*What needs to be done:* Copy exactly the lines that run from the top of the listing to the line containing "const yAxisStep = 0.4;", both ends included, and omit the pictures.

*Collected data:*

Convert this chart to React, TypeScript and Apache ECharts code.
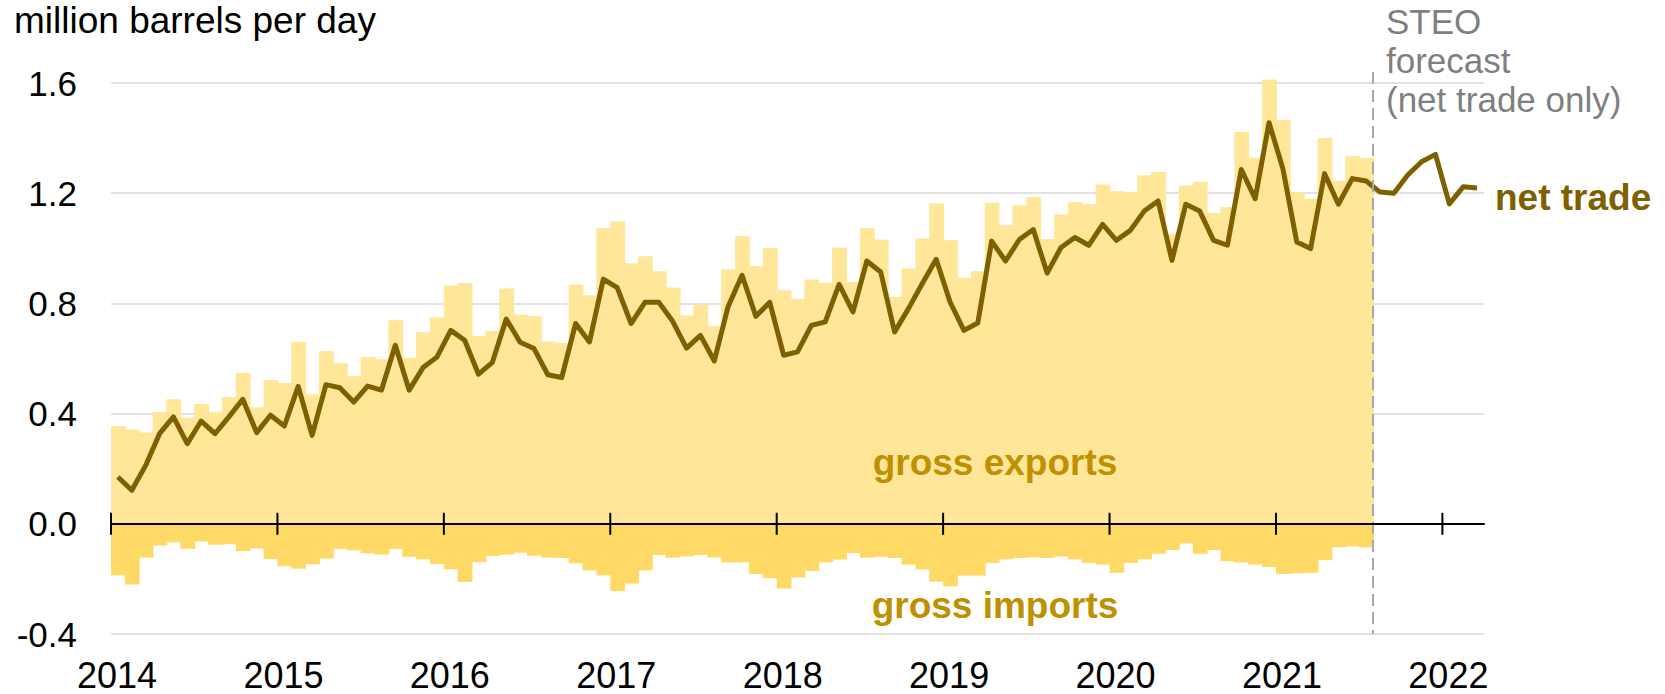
import React, { useEffect, useRef } from "react";
import * as echarts from "echarts";

// Tick labels (years) on the time axis
const yearLabels = ["2014", "2015", "2016", "2017", "2018", "2019", "2020", "2021", "2022"];
const yAxisMin = -0.4;
const yAxisMax = 1.6;
const yAxisStep = 0.4;

// Gross exports, monthly, Jan 2014 - Jul 2021 (million barrels per day)
const grossExports = [
  0.355, 0.342, 0.331, 0.406, 0.452, 0.385, 0.435, 0.405, 0.46, 0.547, 0.423, 0.521,
  0.511, 0.66, 0.47, 0.627, 0.583, 0.537, 0.605, 0.597, 0.739, 0.603, 0.695, 0.75,
  0.865, 0.874, 0.682, 0.7, 0.854, 0.76, 0.753, 0.662, 0.656, 0.869, 0.83, 1.073,
  1.098, 0.946, 0.971, 0.917, 0.858, 0.756, 0.794, 0.717, 0.924, 1.044, 0.935, 1.001,
  0.848, 0.816, 0.887, 0.875, 1.003, 0.877, 1.073, 1.032, 0.823, 0.927, 1.036, 1.163,
  1.029, 0.892, 0.917, 1.165, 1.084, 1.156, 1.186, 1.034, 1.123, 1.167, 1.16, 1.232,
  1.207, 1.203, 1.265, 1.277, 1.053, 1.228, 1.241, 1.128, 1.15, 1.422, 1.329, 1.613,
  1.467, 1.204, 1.18, 1.4, 1.244, 1.334, 1.328,
];

// Gross imports, monthly, Jan 2014 - Jul 2021 (negative)
const grossImports = [
  -0.187, -0.22, -0.123, -0.079, -0.067, -0.091, -0.064, -0.076, -0.074, -0.099, -0.09, -0.128,
  -0.154, -0.163, -0.147, -0.126, -0.091, -0.096, -0.107, -0.112, -0.091, -0.12, -0.129, -0.146,
  -0.165, -0.211, -0.139, -0.117, -0.112, -0.105, -0.116, -0.123, -0.124, -0.143, -0.169, -0.187,
  -0.244, -0.217, -0.169, -0.113, -0.123, -0.118, -0.113, -0.122, -0.14, -0.14, -0.182, -0.197,
  -0.235, -0.195, -0.171, -0.14, -0.13, -0.106, -0.123, -0.12, -0.124, -0.148, -0.166, -0.21,
  -0.227, -0.188, -0.188, -0.142, -0.129, -0.124, -0.122, -0.124, -0.119, -0.129, -0.142, -0.148,
  -0.178, -0.142, -0.129, -0.109, -0.095, -0.071, -0.109, -0.095, -0.136, -0.14, -0.148, -0.157,
  -0.182, -0.18, -0.178, -0.131, -0.085, -0.082, -0.086,
];

// Net trade, monthly, Jan 2014 - Mar 2022 (history + STEO forecast)
const netTrade = [
  0.17, 0.122, 0.212, 0.327, 0.388, 0.291, 0.373, 0.327, 0.388, 0.452, 0.331, 0.394,
  0.355, 0.499, 0.321, 0.505, 0.494, 0.442, 0.5, 0.485, 0.648, 0.485, 0.567, 0.605,
  0.702, 0.666, 0.543, 0.586, 0.743, 0.659, 0.636, 0.541, 0.531, 0.727, 0.66, 0.888,
  0.857, 0.727, 0.804, 0.804, 0.735, 0.638, 0.684, 0.591, 0.789, 0.902, 0.753, 0.804,
  0.612, 0.624, 0.72, 0.733, 0.869, 0.769, 0.954, 0.914, 0.696, 0.781, 0.872, 0.96,
  0.805, 0.702, 0.729, 1.026, 0.954, 1.032, 1.068, 0.91, 1.003, 1.039, 1.011, 1.087,
  1.029, 1.065, 1.135, 1.172, 0.956, 1.16, 1.135, 1.029, 1.011, 1.286, 1.18, 1.456,
  1.289, 1.023, 0.999, 1.271, 1.16, 1.253, 1.244, 1.204, 1.2, 1.266, 1.314, 1.341,
  1.161, 1.223, 1.219,
];

const months: string[] = netTrade.map(
  (_, i) => `${2014 + Math.floor(i / 12)}-${String((i % 12) + 1).padStart(2, "0")}`
);
const forecastStart = "2021-08";

const FONT = "'Liberation Sans', Arial, Helvetica, sans-serif";
const C_EXPORTS = "#FFE699";
const C_IMPORTS = "#FFD966";
const C_NET = "#7F6000";
const C_LABEL = "#BF9000";
const C_GRAY = "#7F7F7F";

function barRenderer(color: string) {
  return (_p: any, api: any) => {
    const idx = api.value(0);
    const base = api.coord([idx, 0]);
    const tip = api.coord([idx, api.value(1)]);
    const w = api.size([1, 0])[0];
    return {
      type: "rect",
      shape: {
        x: base[0] - w / 2,
        y: Math.min(base[1], tip[1]),
        width: w + 0.9,
        height: Math.abs(tip[1] - base[1]),
      },
      style: { fill: color },
    };
  };
}

export default function App() {
  const ref = useRef<HTMLDivElement>(null);

  useEffect(() => {
    if (!ref.current) return;
    const chart = echarts.init(ref.current, undefined, { renderer: "svg" });

    const yearTicks = yearLabels.map((_, i) => [i * 12, 0]);
    const forecastIdx = months.indexOf(forecastStart);

    chart.setOption({
      animation: false,
      backgroundColor: "#ffffff",
      textStyle: { fontFamily: FONT },
      grid: { left: 111, right: 181, top: 83, bottom: 60, containLabel: false },
      xAxis: [
        {
          type: "category",
          data: months,
          boundaryGap: true,
          z: 10,
          axisLine: { show: true, onZero: true, lineStyle: { color: "#000", width: 2 } },
          axisTick: { show: false },
          axisLabel: { show: false },
          splitLine: { show: false },
        },
        {
          type: "value",
          min: 0,
          max: months.length,
          interval: 12,
          position: "bottom",
          axisLine: { show: false, onZero: false },
          axisTick: { show: false },
          splitLine: { show: false },
          axisLabel: {
            show: true,
            showMaxLabel: false,
            margin: 23,
            fontSize: 36,
            color: "#000",
            fontFamily: FONT,
            padding: [0, 0, 0, 12],
            formatter: (v: number) => {
              const i = Math.round(v / 12);
              return yearLabels[i] ?? "";
            },
          },
        },
      ],
      yAxis: {
        type: "value",
        min: yAxisMin,
        max: yAxisMax,
        interval: yAxisStep,
        axisLine: { show: false },
        axisTick: { show: false },
        splitLine: { show: true, lineStyle: { color: "#D9D9D9", width: 1.5 } },
        axisLabel: {
          margin: 34,
          fontSize: 35,
          color: "#000",
          fontFamily: FONT,
          formatter: (v: number) => v.toFixed(1),
        },
      },
      series: [
        {
          name: "gross exports",
          type: "custom",
          xAxisIndex: 0,
          yAxisIndex: 0,
          data: grossExports.map((v, i) => [i, v]),
          renderItem: barRenderer(C_EXPORTS),
          z: 2,
          silent: true,
        },
        {
          name: "gross imports",
          type: "custom",
          xAxisIndex: 0,
          yAxisIndex: 0,
          data: grossImports.map((v, i) => [i, v]),
          renderItem: barRenderer(C_IMPORTS),
          z: 2,
          silent: true,
        },
        {
          name: "net trade",
          type: "line",
          xAxisIndex: 0,
          data: netTrade,
          symbol: "none",
          lineStyle: { color: C_NET, width: 5, join: "round", cap: "butt" },
          z: 5,
          silent: true,
        },
        {
          name: "year ticks",
          type: "custom",
          xAxisIndex: 1,
          yAxisIndex: 0,
          data: yearTicks,
          z: 12,
          silent: true,
          renderItem: (_p: any, api: any) => {
            const pt = api.coord([api.value(0), 0]);
            return {
              type: "line",
              shape: { x1: pt[0], y1: pt[1] - 11, x2: pt[0], y2: pt[1] + 11 },
              style: { stroke: "#000", lineWidth: 2 },
            };
          },
        },
        {
          name: "forecast divider",
          type: "custom",
          xAxisIndex: 1,
          yAxisIndex: 0,
          data: [[forecastIdx, 0]],
          z: 8,
          silent: true,
          clip: false,
          renderItem: (_p: any, api: any) => {
            const top = api.coord([api.value(0), yAxisMax + 0.04]);
            const bot = api.coord([api.value(0), yAxisMin]);
            return {
              type: "line",
              shape: { x1: top[0], y1: top[1], x2: bot[0], y2: bot[1] },
              style: { stroke: "#A6A6A6", lineWidth: 2, lineDash: [12, 6] },
            };
          },
        },
      ],
      graphic: [
        {
          type: "text",
          left: 14,
          top: 2,
          style: { text: "million barrels per day", font: `37px ${FONT}`, fill: "#000" },
        },
        {
          type: "text",
          x: 1386,
          y: 21,
          style: { text: "STEO", font: `35px ${FONT}`, fill: C_GRAY, verticalAlign: "middle" },
        },
        {
          type: "text",
          x: 1386,
          y: 60,
          style: { text: "forecast", font: `35px ${FONT}`, fill: C_GRAY, verticalAlign: "middle" },
        },
        {
          type: "text",
          x: 1386,
          y: 99,
          style: { text: "(net trade only)", font: `35px ${FONT}`, fill: C_GRAY, verticalAlign: "middle" },
        },
        {
          type: "text",
          x: 1495,
          y: 197,
          style: { text: "net trade", font: `bold 37px ${FONT}`, fill: C_NET, verticalAlign: "middle" },
          z: 20,
        },
        {
          type: "text",
          x: 995,
          y: 462,
          style: {
            text: "gross exports",
            font: `bold 37px ${FONT}`,
            fill: C_LABEL,
            align: "center",
            verticalAlign: "middle",
          },
          z: 20,
        },
        {
          type: "text",
          x: 995,
          y: 605,
          style: {
            text: "gross imports",
            font: `bold 37px ${FONT}`,
            fill: C_LABEL,
            align: "center",
            verticalAlign: "middle",
          },
          z: 20,
        },
      ],
    });

    return () => chart.dispose();
  }, []);

  return (
    <div
      ref={ref}
      style={{ position: "absolute", left: 0, top: 0, width: 1665, height: 694 }}
    />
  );
}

*Solved problem:*
Convert this chart to React, TypeScript and Apache ECharts code.
import React, { useEffect, useRef } from "react";
import * as echarts from "echarts";

// Tick labels (years) on the time axis
const yearLabels = ["2014", "2015", "2016", "2017", "2018", "2019", "2020", "2021", "2022"];
const yAxisMin = -0.4;
const yAxisMax = 1.6;
const yAxisStep = 0.4;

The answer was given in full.